Von einem "Umfrage-Schock" war zuletzt immer wieder die Rede. Ja, ein Schock sind die Umfrage-Ergebnisse wahrlich - und zwar für die Altparteien! Für die Ampel! Ein Wahlerfolg der AfD in Sonneberg wäre auch Ausdruck eines Abgesangs einer gescheiterten Regierung.

Einer Regierung, in der die Linke innerlich zerrissen ist, unter anderem, weil ein Parteimitglied - Sahra Wagenknecht (53) - sagt, was sie denkt, realitätsfremde Grüne für Waffenlieferungen in die Ukraine stimmen, obwohl sie ja eigentlich gegen Waffenlieferungen in Kriegs- und Krisengebiete sind, fragwürdige Vorhaben in Sachen Energiewende debattiert werden, die Graichen-Affäre, ein mehr als unglücklich wirkender Wirtschaftsminister, dazu ein ausdruckslos anmutender und als führungslos kritisierter Kanzler, und, und, und.

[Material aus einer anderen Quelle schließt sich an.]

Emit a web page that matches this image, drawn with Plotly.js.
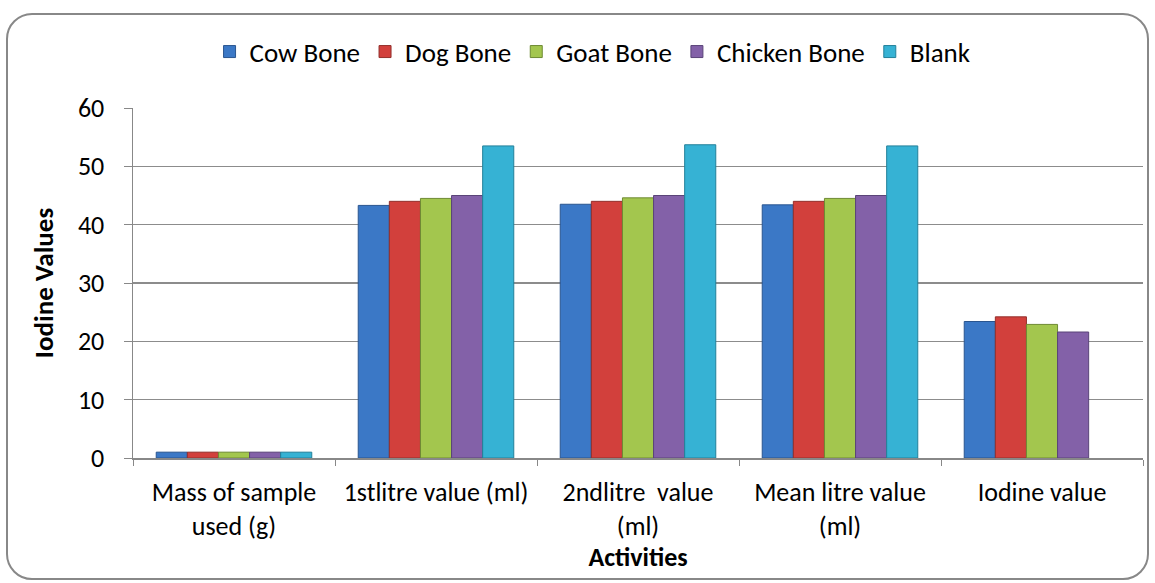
<!DOCTYPE html>
<html>
<head>
<meta charset="utf-8">
<script src="https://cdn.plot.ly/plotly-3.0.1.min.js"></script>
<style>
  html, body { margin: 0; padding: 0; background: #fff; }
  #wrap { position: relative; width: 1155px; height: 583px; }
  #chart { width: 1155px; height: 583px; }
  #frame { position: absolute; left: 6px; top: 13px; width: 1139px; height: 563px;
           border: 2px solid #888; border-radius: 26px; pointer-events: none; }
</style>
</head>
<body>
<div id="wrap">
  <div id="chart"></div>
  <div id="frame"></div>
</div>
<script>
const categories = ["Mass of sample<br>used (g)", "1stlitre value (ml)", "2ndlitre  value<br>(ml)", "Mean litre value<br>(ml)", "Iodine value"];
const seriesNames = ["Cow Bone", "Dog Bone", "Goat Bone", "Chicken Bone", "Blank"];
const cowBone     = [1, 43.3, 43.5, 43.4, 23.4];
const dogBone     = [1, 44.0, 44.0, 44.0, 24.2];
const goatBone    = [1, 44.5, 44.6, 44.5, 22.9];
const chickenBone = [1, 45.0, 45.0, 45.0, 21.6];
const blank       = [1, 53.5, 53.7, 53.5, null];
const seriesValues = [cowBone, dogBone, goatBone, chickenBone, blank];
const colors = ["#3B78C6", "#D2403C", "#A3C64E", "#8361A8", "#36B2D4"];
const lineColors = ["#2A558F", "#93302C", "#6E8A33", "#5A4478", "#23809A"];

const traces = seriesNames.map((name, i) => ({
  type: "bar",
  name: name,
  x: categories,
  y: seriesValues[i],
  marker: { color: colors[i], line: { color: lineColors[i], width: 1 } },
  hoverinfo: "x+y+name"
}));

const font = "Carlito, Calibri, Lato, 'Open Sans', sans-serif";
const layout = {
  width: 1155, height: 583,
  margin: { l: 133, r: 12, t: 108, b: 125 },
  paper_bgcolor: "rgba(0,0,0,0)", plot_bgcolor: "#fff",
  barmode: "group",
  bargap: 0.23,
  bargroupgap: 0,
  font: { family: font, size: 22, color: "#000" },
  showlegend: true,
  legend: {
    orientation: "h", x: 0.455, xanchor: "center", y: 1.16, yanchor: "middle",
    font: { family: font, size: 27, color: "#000" },
    itemwidth: 30, traceorder: "normal", tracegroupgap: 0
  },
  xaxis: {
    type: "category",
    tickson: "boundaries",
    ticks: "outside", ticklen: 6, tickcolor: "#888",
    showline: true, linecolor: "#888", linewidth: 1.5,
    showgrid: false,
    ticklabelstandoff: 10,
    tickfont: { family: font, size: 26, color: "#000" },
    title: { text: "<b>Activities</b>", font: { family: font, size: 26, color: "#000" }, standoff: 0 }
  },
  yaxis: {
    range: [0, 60], dtick: 10,
    ticks: "outside", ticklen: 8, tickcolor: "#888",
    showline: true, linecolor: "#888", linewidth: 1.5,
    showgrid: true, gridcolor: "#8c8c8c", gridwidth: 1.2,
    zeroline: false,
    ticklabelstandoff: 14,
    tickfont: { family: font, size: 26, color: "#000" },
    title: { text: "<b>Iodine Values</b>", font: { family: font, size: 27, color: "#000" }, standoff: 16 }
  }
};

Plotly.newPlot("chart", traces, layout, { displayModeBar: false, staticPlot: true });
</script>
</body>
</html>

Hinzu kommen generell Verschiebungen im parteipolitischen Feld, wodurch sich manch Stamm-Wähler einer Partei nicht mehr so recht einzuordnen weiß. Nicht auszuschließen, dass auch einige Stamm-Wähler inzwischen AfD wählen.

Und die wollen im Moment wohl nur eines: Eine störanfällige Ampel austauschen - eine Ampel, die zu oft Grün leuchtet, wo sie Rot leuchten sollte - und Rot, wenn Grün angebracht wäre.